Une équipe franco-saoudienne s’est penchée sur les billets afin d’évaluer leur contamination. Aucun n’est épargné : tous les biffetons sont des nids à microbes.
LE MONDE SCIENCE ET TECHNO | | Par Pierre Barthélémy
Après avoir lu cette chronique, vous risquez de regarder de travers votre banquier – si ce n’était pas déjà le cas avant –, votre distributeur automatique de billets, votre tirelire ou encore votre porte-monnaie. Pourquoi ? Parce qu’ils représentent des bombes bactériologiques en puissance. La faute à l’argent qui, même s’il a été honnêtement gagné, est toujours de l’argent sale, biologiquement parlant.
Que le ou la paranoïaque, le ou la mysophobe, le ou la nosophobe qui sommeille en vous (vous ignoriez qu’il y avait autant de monde là-dedans) retracent mentalement le parcours de tout ce flouze, qui passe de paume pas très propre en pogne pas lavée, d’un portefeuille glissé près d’une aisselle à une poche de pantalon, du tiroir-caisse du proctologue à celui du tripier, avant de finir dans votre main…

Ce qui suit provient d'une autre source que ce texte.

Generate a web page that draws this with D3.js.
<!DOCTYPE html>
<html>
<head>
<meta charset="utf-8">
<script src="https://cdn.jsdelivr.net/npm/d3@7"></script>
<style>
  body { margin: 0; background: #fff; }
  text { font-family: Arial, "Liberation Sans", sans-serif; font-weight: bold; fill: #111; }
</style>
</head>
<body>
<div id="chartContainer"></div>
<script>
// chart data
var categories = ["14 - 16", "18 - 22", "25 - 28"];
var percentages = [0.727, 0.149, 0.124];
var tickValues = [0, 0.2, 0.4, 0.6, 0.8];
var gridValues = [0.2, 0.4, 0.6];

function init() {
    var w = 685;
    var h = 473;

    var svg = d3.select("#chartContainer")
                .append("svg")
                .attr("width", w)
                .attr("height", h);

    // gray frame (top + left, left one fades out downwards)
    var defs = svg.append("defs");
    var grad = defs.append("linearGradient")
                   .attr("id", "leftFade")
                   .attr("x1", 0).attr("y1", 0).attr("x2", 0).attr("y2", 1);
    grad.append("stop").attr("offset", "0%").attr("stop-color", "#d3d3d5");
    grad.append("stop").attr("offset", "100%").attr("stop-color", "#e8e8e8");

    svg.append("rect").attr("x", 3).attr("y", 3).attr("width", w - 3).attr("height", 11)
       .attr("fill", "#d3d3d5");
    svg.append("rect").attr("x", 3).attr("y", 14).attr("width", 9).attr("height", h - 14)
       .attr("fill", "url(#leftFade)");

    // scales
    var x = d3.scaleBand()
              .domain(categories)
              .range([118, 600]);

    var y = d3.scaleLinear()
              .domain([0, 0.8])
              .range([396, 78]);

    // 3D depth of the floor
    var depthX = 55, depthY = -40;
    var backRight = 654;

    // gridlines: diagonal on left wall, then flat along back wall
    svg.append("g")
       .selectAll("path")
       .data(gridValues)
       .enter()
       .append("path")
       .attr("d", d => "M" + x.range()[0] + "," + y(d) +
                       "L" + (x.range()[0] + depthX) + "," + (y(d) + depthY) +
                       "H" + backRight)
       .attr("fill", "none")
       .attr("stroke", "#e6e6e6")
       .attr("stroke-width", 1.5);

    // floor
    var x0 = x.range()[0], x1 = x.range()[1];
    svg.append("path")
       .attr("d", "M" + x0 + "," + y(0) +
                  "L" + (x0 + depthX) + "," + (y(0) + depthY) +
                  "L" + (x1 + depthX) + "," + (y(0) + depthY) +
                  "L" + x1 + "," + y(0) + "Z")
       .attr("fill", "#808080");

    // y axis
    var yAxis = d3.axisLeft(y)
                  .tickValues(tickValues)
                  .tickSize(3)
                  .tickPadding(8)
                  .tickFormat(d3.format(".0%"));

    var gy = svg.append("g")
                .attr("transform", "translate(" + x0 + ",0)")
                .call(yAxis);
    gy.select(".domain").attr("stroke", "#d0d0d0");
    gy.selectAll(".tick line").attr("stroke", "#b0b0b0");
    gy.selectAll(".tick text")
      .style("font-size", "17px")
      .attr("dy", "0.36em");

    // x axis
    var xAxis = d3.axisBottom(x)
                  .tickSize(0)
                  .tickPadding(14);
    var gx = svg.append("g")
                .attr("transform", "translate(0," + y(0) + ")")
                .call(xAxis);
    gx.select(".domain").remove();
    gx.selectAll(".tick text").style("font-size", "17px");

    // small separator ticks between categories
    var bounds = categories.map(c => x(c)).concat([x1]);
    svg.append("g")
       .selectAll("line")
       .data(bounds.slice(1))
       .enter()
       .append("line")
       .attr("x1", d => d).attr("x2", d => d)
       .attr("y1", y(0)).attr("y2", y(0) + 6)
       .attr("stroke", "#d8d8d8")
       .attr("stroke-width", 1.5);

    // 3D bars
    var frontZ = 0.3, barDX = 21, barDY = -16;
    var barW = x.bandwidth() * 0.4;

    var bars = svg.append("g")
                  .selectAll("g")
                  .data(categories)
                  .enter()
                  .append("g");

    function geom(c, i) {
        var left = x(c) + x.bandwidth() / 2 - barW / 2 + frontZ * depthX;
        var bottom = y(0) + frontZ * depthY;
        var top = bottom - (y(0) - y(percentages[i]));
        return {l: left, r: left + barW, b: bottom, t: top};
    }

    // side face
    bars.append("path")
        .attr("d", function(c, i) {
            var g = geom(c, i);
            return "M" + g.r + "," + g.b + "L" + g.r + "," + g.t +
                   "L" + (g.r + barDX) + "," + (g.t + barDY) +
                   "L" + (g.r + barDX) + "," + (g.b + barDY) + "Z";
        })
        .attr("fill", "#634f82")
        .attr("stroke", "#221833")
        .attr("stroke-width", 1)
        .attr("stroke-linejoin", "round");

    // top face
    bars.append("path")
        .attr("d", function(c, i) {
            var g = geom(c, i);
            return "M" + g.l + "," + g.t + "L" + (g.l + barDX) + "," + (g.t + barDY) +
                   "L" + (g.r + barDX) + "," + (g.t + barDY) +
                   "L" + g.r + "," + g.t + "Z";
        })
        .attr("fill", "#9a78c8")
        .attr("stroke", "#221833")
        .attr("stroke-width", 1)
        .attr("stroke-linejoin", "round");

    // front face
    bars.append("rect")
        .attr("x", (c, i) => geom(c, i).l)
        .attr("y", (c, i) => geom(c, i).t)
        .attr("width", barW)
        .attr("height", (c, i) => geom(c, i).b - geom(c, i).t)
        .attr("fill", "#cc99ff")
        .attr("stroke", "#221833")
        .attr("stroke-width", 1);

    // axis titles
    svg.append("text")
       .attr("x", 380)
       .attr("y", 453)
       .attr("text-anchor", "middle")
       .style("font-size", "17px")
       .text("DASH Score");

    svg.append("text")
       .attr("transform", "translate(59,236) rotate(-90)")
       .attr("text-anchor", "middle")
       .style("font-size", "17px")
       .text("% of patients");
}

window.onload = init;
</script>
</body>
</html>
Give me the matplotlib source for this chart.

« Vecteur passif de contagion », c’est la terminologie officielle pour désigner ces objets dont la surface est contaminée par des pathogènes. Et c’est aussi ce qu’est le pognon, du moindre billon au plus gros biffeton, si l’on en croit une étude franco-saoudienne publiée en 2014 par la revue Future Microbiology. Ses auteurs y ont fait la synthèse de toute la littérature biomédicale consacrée à la capacité des espèces (au sens monétaire du terme) à prendre des microbes en stop. Signalons au passage que la question n’est pas nouvelle, car le texte mentionne une étude de 1924 intitulée « Papier-monnaie sale ».
100 bactéries par centimètre carré
Plongeons dans l’analyse du pèze et disons d’emblée que rien n’est épargné : même si le cuivre, souvent présent dans les pièces, limite le nombre des micro-organismes, même si les billets en polymères (utilisés en Australie et en Nouvelle-Zélande) sont plus « hygiéniques » que ceux faits en papier, la science montre que l’argent finit toujours par être contaminé. La palme du cradoque revient toutefois au bon vieux billet de banque en papier : il existe des variations suivant les pays, mais, parmi les exemples cités dans l’étude, on ne descend jamais sous la barre des 80 % de « tickets » souillés, avec un beau 100 % de réussite pour les billets ghanéens analysés.
Le nombre de 100 bactéries par centimètre carré n’est pas rare, mais le record en la matière revient à certains billets birmans, pour lesquels, sur la même surface, on avait quelque 10 millions de bactéries, dont beaucoup d’origine fécale, à se demander si certains ne prennent pas le papier-monnaie pour du papier toilette.
Que trouve-t-on dans ce bestiaire ? Sur les 17 pays et grandes régions du monde auscultés (de l’Europe aux Etats-Unis en passant notamment par l’Inde, la Chine, le Nigeria ou le Canada), pour ainsi dire tout y passe : la célèbre bactérie intestinale Escherichia coli, le staphylocoque doré, des salmonelles, des streptocoques, des entérocoques, des champignons et vous reprendrez bien aussi des œufs de ténia ou d’ascaris. Au Bangladesh, on a même découvert la bactérie responsable du choléra sur des billets collectés chez des marchands de légumes, bouchers et poissonniers…
L’étude précise que la transmission de bactéries et de virus par le biais de l’argent est possible entre humains. Il est donc indispensable de se laver les mains après en avoir touché, surtout si l’on vous a rémunéré pour préparer à manger ou soigner une carie. Les lecteurs qui, par souci d’hygiène, voudraient passer illico presto à la technologie du paiement sans contact et se débarrasser définitivement de leur liquide peuvent l’adresser sous pli fermé à l’auteur de ces lignes, 80, boulevard Auguste-Blanqui, 75013 Paris.